Here’s what we implemented:

  1. Customer Segmentation Based on Value + Behavior

    We grouped customers by frequency, AOV, retention curve, and time between purchases. This allowed the team to:


    · Identify their top decile and build lookalike audiences
    · Understand when and why customers dropped off
    · Prioritize retention investments where they mattered most

  2. Marketing Aligned to Retention Behavior

    Instead of treating all customers the same, we helped map campaign strategies to key behavioral moments:


    · Post-purchase flows tied to product category
    · Reactivation campaigns for customers who hadn’t returned in 60+ days
    · Loyalty content aimed at customers approaching their third purchase

  3. CAC Targeting by Channel + LTV

    We redefined acquisition goals to reflect payback windows and profitability by source. Facebook and Google audiences were re-optimized to focus on segments that had proven LTV—not just low CPCs or high click-through rates.

    This enabled the client to spend more confidently where returns were strongest—and reduce waste in lower-performing segments.

  4. Reorder Campaigns Around Key Buying Windows

    By tracking time between first and second orders, we identified common reordering patterns. This led to:

    · Tighter email and SMS campaigns around repurchase windows
    · Bundling offers to increase order size on second purchase
    · Cross-sell flows triggered based on first product category

    These weren’t just guesswork—they were mapped to actual customer behavior.

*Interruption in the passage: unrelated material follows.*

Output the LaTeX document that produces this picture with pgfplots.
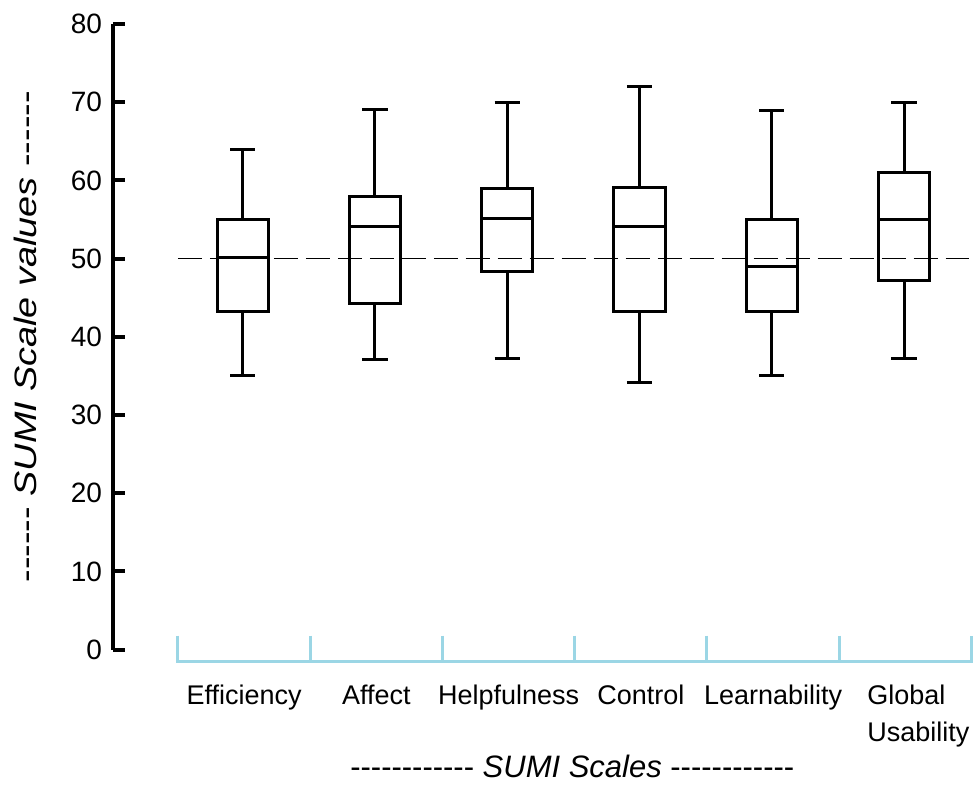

Results: Sustainable Growth, Higher ROI

Within 90 days of implementing these changes, the brand saw:

  • A 22% increase in repeat purchase rate

  • Higher CAC efficiency through better channel targeting

  • Improved LTV:CAC ratio with more high-value customers in the mix

  • More confident growth planning, now grounded in data

But the real shift wasn’t just in the numbers—it was in the mindset.

The leadership team stopped chasing top-line growth and started building long-term value. The marketing team stopped guessing and started optimizing. And for the first time, the brand had a clear path to profitability without sacrificing scale.


Why This Matters: Real Growth Is Built on Real Retention

Too often, brands focus on the first order and neglect what comes after. But the second, third, and fourth orders are where real profitability lies—especially in industries like apparel, beauty, and wellness.

Customer analytics aren’t just a reporting function—they’re a strategic unlock. When you know who your best customers are, how they behave, and when to re-engage them, you can scale more intelligently, spend more efficiently, and build loyalty that compounds.


5 Takeaways for Founders and Marketing Teams

  1. Don’t Just Track Revenue—Track Behavior

    Surface metrics like AOV and ROAS only tell part of the story. Add depth by measuring retention and lifetime value.

  2. Segment Early and Often

    Not all customers are created equal. Use segmentation to understand who’s truly driving your margin.

  3. Map Acquisition to Retention

    Make sure your media strategy is optimized for customers who convert again—not just those who click the first time.

  4. Create Systems Around Reordering

    Reordering doesn’t have to be random. Find the patterns, build campaigns, and create nudges to improve return rates.

  5. Value Is a Strategy, Not Just a Metric

    Lifetime value isn’t a number—it’s a way of thinking. Build every part of your growth engine around keeping great customers longer.